Desert storm
Oasis need to give Liam Gallagher his pink slip
by Charles TaylorEvery once in a while you see a band on their way up who connect so directly with their audience, who communicate so clearly, whose lead singer is so charismatic and riveting, that the evening reminds you of why rock and roll ever mattered to you in the first place. I'm talking about the Sleater-Kinney show at the Middle East Café two Tuesdays back. But for those of you who couldn't get tickets to Sleater-Kinney, there was still Oasis last Friday night at the Centrum.
Although Oasis are, arguably, the biggest band in the world right now, the Centrum wasn't sold out. Scalpers outside were selling tickets at half-price, and last-minute ticket sales were probably not encouraged by lead singer Liam Gallagher's last-minute pre-US tour antics. (Gallagher, as you probably know, refused to board the plane to come to America, alternately citing a sore throat and the need to go house-hunting with his fiancée, actress Patsy Kensit.) That news must have created a sense of déjà vu among Boston fans who, last November, saw Gallagher exit the stage of the Orpheum mid set in a huff, leaving his brother, guitarist/songwriter Noel, to finish the show.
The strange thing about Liam's departure last fall was that the Orpheum show got much better after he left. Liam showed up at the Centrum on Friday and was even considerate enough to finish the set, but not a half-hour into it I was envying those folks in Chicago, the first stop on the tour, who got to see a Liam-less Oasis. By the time he left the stage for Noel's three-song acoustic set, I would have been happy to see him handed his walking papers.
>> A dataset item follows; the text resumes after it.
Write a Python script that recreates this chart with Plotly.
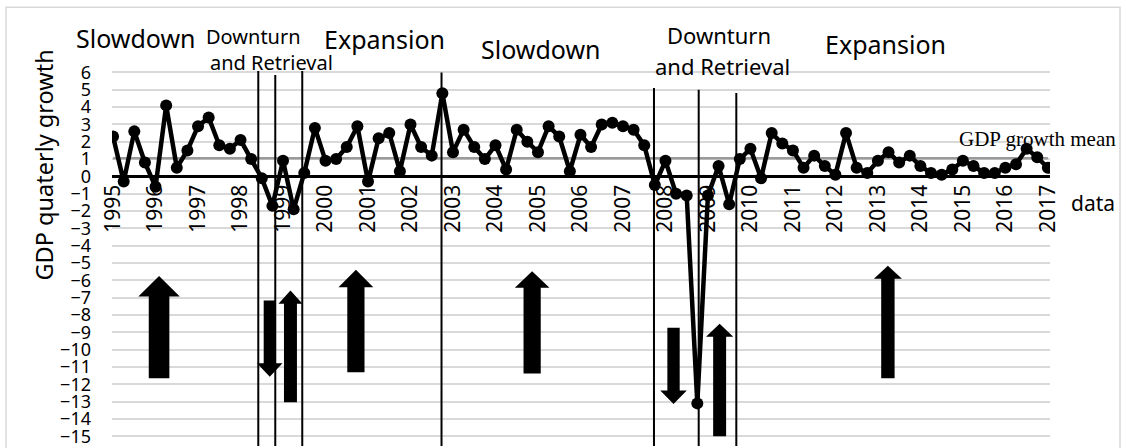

Short of the titanic figures who come along and dominate our pop cultural life (Elvis, the Beatles, and, for fleeting moments, Michael Jackson and Madonna), it's hard to ask more of a mainstream pop band than that they produce listenable, well-crafted songs that have legs. There hasn't been a time in the last year when I haven't been happy to hear an Oasis song come over the radio. Going to see a band like that provides the thrill of entering into a shared pop moment, of joining the kind of community rock promises.
Live, Oasis are less exciting than their videos. Watching those beautifully shot and edited little widescreen films awash in color and mod trappings -- vertically striped shirts and round sunglasses -- is, for those of us who missed Swinging London the first time around, like waking up in the thrift shop of our dreams. On stage, the band (apart from the Brothers Gallagher, no member has a distinct personality) stand stock still, acknowledging neither one another nor the audience. Liam, the perfect mod fashion accessory, cranes his torso forward and sings upward into the mike, hands clasped behind his back. When not singing, he blandly checks out the girls in front, spits, wanders the stage aimlessly, or retires to the drum riser to drink beer. Between songs he occasionally sprouts impenetrable Mancunian gibberish into the mike. ("It's like reading Trainspotting," a friend said; at least that has a glossary.)
It wasn't that Oasis didn't sound terrific. They did. But bands who don't aim to smash the barriers between themselves and the audience by constant communication (as the Beatles did) need to make up for the reinforced distance with showmanship, and Oasis have none to fall back on. Which makes what happened during Noel's acoustic set all the more remarkable. I don't think it's too much to say that he held the audience rapt, and that takes some doing when you're just a guy sitting with an acoustic guitar in a hockey barn. And though I think a lot of Oasis fans might not want to admit this, they were responding because suddenly there was someone on stage with color and presence and warmth (and a much more expressive voice than Liam's sneering rock-star whine).
That feeling held throughout an electric, Liam-less "Don't Look Back in Anger." Liam rejoined for "Live Forever" (touching because it details the band's ambitions) and the closer, a stunning "I Am the Walrus." His vocals were a stone ripoff of Lennon's. The band's treatment, however, transformed what's as pure a studio creation as the Beatles ever did into a soaring piece of hard rock.
The most memorable moment, though, remained the acoustic "Wonderwall," especially when Noel sang, "There are many things that I would like to say to you/But I don't know how." I felt as if, for the first time, I were hearing the man who wrote (on "Live Forever"), "Maybe you're the same as me/We see things they never see" -- hearing someone trying to talk honestly to his audience, dreaming rather than boasting, hoping to navigate pop stardom with his music intact. Over the next few years, one of the best dramas pop may offer could be watching Noel Gallagher try to find and maintain the voice to say what he'd like to say to us.